You are viewing a plain text version of this content. The canonical link for it is here.
Posted to dev@daffodil.apache.org by Mike Beckerle <mb...@tresys.com> on 2018/03/06 17:02:54 UTC
Re: Please review & discuss - draft proposal for how to do base64, foldedLines, etc.

Received some excellent feedback on the proposal as presented on the Wiki from Steve Hanson of IBM.


The feedback was mostly very supportive of the proposal. He suggested this change:


He suggested that we avoid the term "streaming" and stick with "layering" in all the terminology as the behavior known as "streaming" already has strong connotations.


Throughout the long history of DFDL, the term layering was always used for these concepts where a transformation must be done to data before parsing (after unparsing).


We do use the term "data stream" or just "stream" as a direction-independent way of referring to the data being parsed (input stream) or unparsed (output stream), but "streaming" connotes processing in a manner consistent with an unbounded stream, using a small/finite memory footprint.


While layering can be done in a streaming manner or not, the point of layering is different, as it is about the algorithmic transformations, not the memory footprint nor length-boundedness of the data stream.


So I've updated the proposal to use the term layer, layered, and layering and use the term stream minimally.

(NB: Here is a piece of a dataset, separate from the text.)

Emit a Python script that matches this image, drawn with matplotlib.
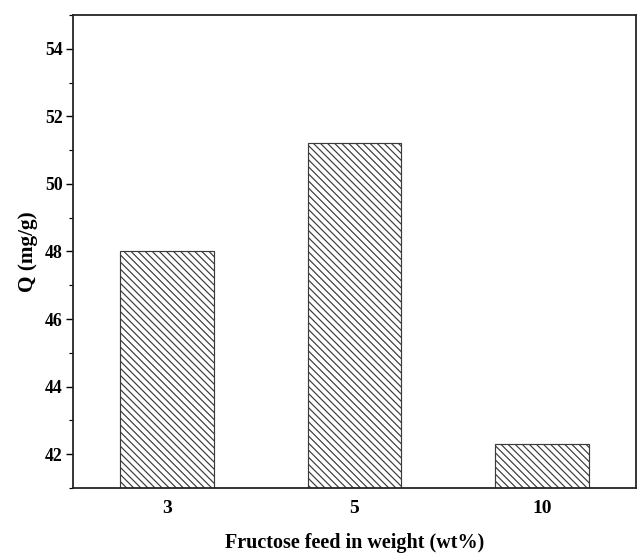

The updated proposal, which now lives on the Apache Daffodil Wiki here:


https://cwiki.apache.org/confluence/display/DAFFODIL/Proposal%3A+Data+Layer+Annotations+for+Base64+and+other+Layered+Transformations


-Mike Beckerle

Tresys


________________________________
From: Mike Beckerle
Sent: Friday, January 5, 2018 6:28:23 PM
To: dev@daffodil.apache.org
Subject: Re: Please review & discuss - draft proposal for how to do base64, foldedLines, etc.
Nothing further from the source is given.